Dominion Energy and its partner Ørsted have completed installation of the second offshore wind facility ever built in U.S. waters, the Coastal Virginia Offshore Wind pilot located 30 miles off Virginia Beach.

Dominion, a large utility group based in Virginia, announced Monday that both 6-megawatt (MW) Siemens Gamesa turbines are now in place, following the recent installation of the two monopile foundations that stick into the seabed. The turbines will undergo testing in the coming weeks before the project is fully energized later this summer, generating enough power for 3,000 homes in the state.

The Coastal Virginia pilot sets the stage for Dominion’s planned 2,600 MW follow-up at an adjacent project site — the largest offshore wind farm currently planned in American waters and the only such project owned entirely by a U.S. utility. The follow-up project is scheduled to enter construction in 2024 using the largest wind turbine ever released commercially, Siemens Gamesa’s new 14 MW model.

The outlook for the U.S. offshore wind market has changed dramatically since 2016, when the Block Island Wind Farm became the first project to cross the finish line off the coast of Rhode Island.

Both Block Island (30 MW) and the Coastal Virginia pilot (12 MW) are small and expensive; the Virginia project was expected to cost an eye-popping $300 million. (Dominion says its customers will not see any rate increases related to the project.)

The next wave of projects will be much larger and cheaper, including Ørsted's 132 MW South Fork site off New York and Vineyard Wind’s 800 MW development off Massachusetts, both due for completion in 2023 after recent delays.

Virginia chases offshore wind leadership role

Virginia’s utility regulator, the State Corporation Commission, reluctantly approved the Coastal Virginia pilot in 2018, citing concerns about the project’s cost. The electricity generated by Dominion’s Coastal Virginia pilot will be nine times as expensive as Vineyard Wind, with a forecast levelized cost of energy of 78 cents per kilowatt-hour, according to the regulator (PDF).

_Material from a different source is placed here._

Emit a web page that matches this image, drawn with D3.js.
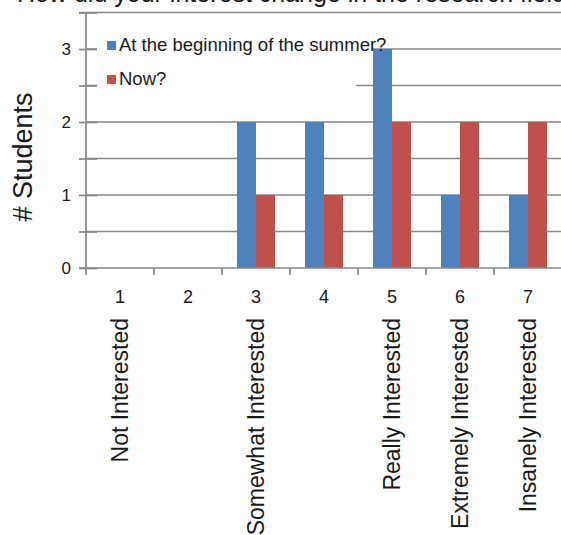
<!DOCTYPE html>
<html><head><meta charset="utf-8">
<script src="https://cdn.jsdelivr.net/npm/d3@7"></script>
<style>body{margin:0;background:#fff}svg{display:block;font-family:"Liberation Sans",Arial,sans-serif}</style>
</head><body><svg id="c" width="561" height="535"></svg>
<script>
const categories = ["1","2","3","4","5","6","7"];
const categoryNames = ["Not Interested","","Somewhat Interested","","Really Interested","Extremely Interested","Insanely Interested"];
const seriesNames = ["At the beginning of the summer?","Now?"];
const beginning = [0,0,2,2,3,1,1];
const now = [0,0,1,1,2,2,2];
const yTicks = [0,1,2,3];
const colors = ["#4F81BD","#C0504D"];
const title = "How did your interest change in the research field?";

const svg = d3.select("#c");
const x0 = 86, x1 = 562, yTop = 12.5, yBot = 268;
const x = d3.scaleBand().domain(categories).range([x0, x1]).padding(0);
const xs = d3.scaleBand().domain([0,1]).range([0, x.bandwidth()]).paddingInner(0).paddingOuter(0.79);
const y = d3.scaleLinear().domain([0,3.5]).range([yBot, yTop]);
const grid = "#878787";

// title (cut off at top, as in the reference)
svg.append("text").attr("x", 17).attr("y", 1.5).attr("font-size", 25).attr("fill","#1a1a1a").text(title);

// gridlines
const gridVals = d3.range(0.5, 3.51, 0.5);
svg.append("g").selectAll("line").data(gridVals).join("line")
  .attr("x1", x0).attr("x2", 561).attr("y1", d=>y(d)).attr("y2", d=>y(d))
  .attr("stroke", grid).attr("stroke-width", 1.7);

// bars
const series = [beginning, now];
const g = svg.append("g");
categories.forEach((c,i)=>{
  series.forEach((s,j)=>{
    if (s[i] > 0) g.append("rect")
      .attr("x", x(c)+xs(j)).attr("width", xs.bandwidth())
      .attr("y", y(s[i])).attr("height", y(0)-y(s[i]))
      .attr("fill", colors[j]);
  });
});

// legend background
svg.append("rect").attr("x",97).attr("y",25).attr("width",259).attr("height",80).attr("fill","#fff");
svg.append("rect").attr("x",356).attr("y",36).attr("width",16).attr("height",16).attr("fill","#fff");
const leg = svg.append("g");
seriesNames.forEach((n,j)=>{
  const ly = 46 + j*34;
  leg.append("rect").attr("x",107).attr("y",ly-5).attr("width",9).attr("height",9).attr("fill",colors[j]);
  leg.append("text").attr("x",119).attr("y",ly+4.5).attr("font-size",18.5).attr("fill","#1a1a1a").text(n);
});

// y axis
const yAxis = d3.axisLeft(y).tickValues(d3.range(0,3.51,0.5)).tickSize(7).tickFormat(d=> yTicks.includes(d) ? d : "").tickPadding(8);
const ya = svg.append("g").attr("transform",`translate(${x0},0)`).call(yAxis);
ya.select(".domain").attr("stroke", grid).attr("stroke-width",1.7).attr("d",`M-7,${yTop}H0V${yBot}H-7`);
ya.selectAll(".tick line").attr("stroke", grid).attr("stroke-width",1.7).attr("x1",11);
ya.selectAll(".tick text").attr("font-size",17).attr("fill","#1a1a1a").attr("font-family","Liberation Sans, Arial, sans-serif");

// x axis
const xa = svg.append("g").attr("transform",`translate(0,${yBot})`);
xa.append("line").attr("x1",x0).attr("x2",561).attr("stroke",grid).attr("stroke-width",1.7);
xa.selectAll("line.t").data(categories.concat(["end"])).join("line").attr("class","t")
  .attr("x1",(d,i)=> x0 + i*x.step()).attr("x2",(d,i)=> x0 + i*x.step())
  .attr("y1",0).attr("y2",7).attr("stroke",grid).attr("stroke-width",1.7);
xa.selectAll("text.n").data(categories).join("text").attr("class","n")
  .attr("x", d=>x(d)+x.bandwidth()/2).attr("y", 35).attr("text-anchor","middle")
  .attr("font-size",18).attr("fill","#1a1a1a").text(d=>d);
svg.selectAll("text.cat").data(categoryNames).join("text").attr("class","cat")
  .attr("transform",(d,i)=>`translate(${x(categories[i])+x.bandwidth()/2+8},318) rotate(-90)`)
  .attr("text-anchor","end").attr("font-size",23).attr("fill","#1a1a1a").text(d=>d);

// y title
svg.append("text").attr("transform","translate(32,157) rotate(-90)").attr("text-anchor","middle")
  .attr("font-size",27).attr("fill","#1a1a1a").text("# Students");
</script></body></html>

Since then, however, much has changed for U.S. offshore wind, including in Virginia. Earlier this year, Virginia passed the Clean Economy Act, requiring the state to eliminate all carbon from its electricity supply by 2045. The legislation includes a 5.2-gigawatt offshore wind target for 2034, putting Virginia behind only New York and New Jersey in current state offshore wind mandates. Dominion has said it wants to build nearly all of that capacity in Virginia.

“It’s interesting that the only thing [Dominion] has demonstrated so far is they could construct it — they’ve done nothing related to operations yet. And yet that’s good enough for state politicians,” said Max Cohen, principal analyst at Wood Mackenzie Power & Renewables.

“They feel there’s enough from lessons learned in other states and from Europe’s experience to really go full steam ahead, without much operating steel in the water in the U.S. yet," Cohen said. "There’s a confidence that this industry can deliver."

“I don’t think we’ll see the same kind of noise coming from the [State Corporation Commission] for Dominion’s next big project as the economies of scale really start kicking in."

Between Dominion’s pilot, its huge project to follow, and the natural advantages the Hampton Roads region has as a potential offshore wind hub, Virginia is hoping to woo manufacturers like Siemens Gamesa to its shores — an ambition that runs to the very top of the state’s political establishment.

The Coastal Virginia pilot “propels Virginia to national leadership in America’s transition to clean energy,” Governor Ralph Northam said in a statement. “It’s also shaping a new industry that will bring thousands of new clean energy jobs to Virginia.”

All of the major components for the Coastal Virginia pilot were imported from Europe, along with the specialized installation vessel.

Despite its small size, the Coastal Virginia pilot will hold a place in the industry’s history as the first project built in federal waters. Block Island was built in Rhode Island state waters just four miles from shore, allowing its developer to avoid the arduous multi-year federal permitting process.

“That does make [Coastal Virginia] a bit of a milestone: There’s so much promise in federal waters, and it’s finally being delivered,” said Cohen.

The U.S. government’s offshore wind lease program has awarded enough acreage to support as much as 30 gigawatts of capacity so far, with areas capable of holding as much as 45 gigawatts under consideration for future leasing, according to WoodMac.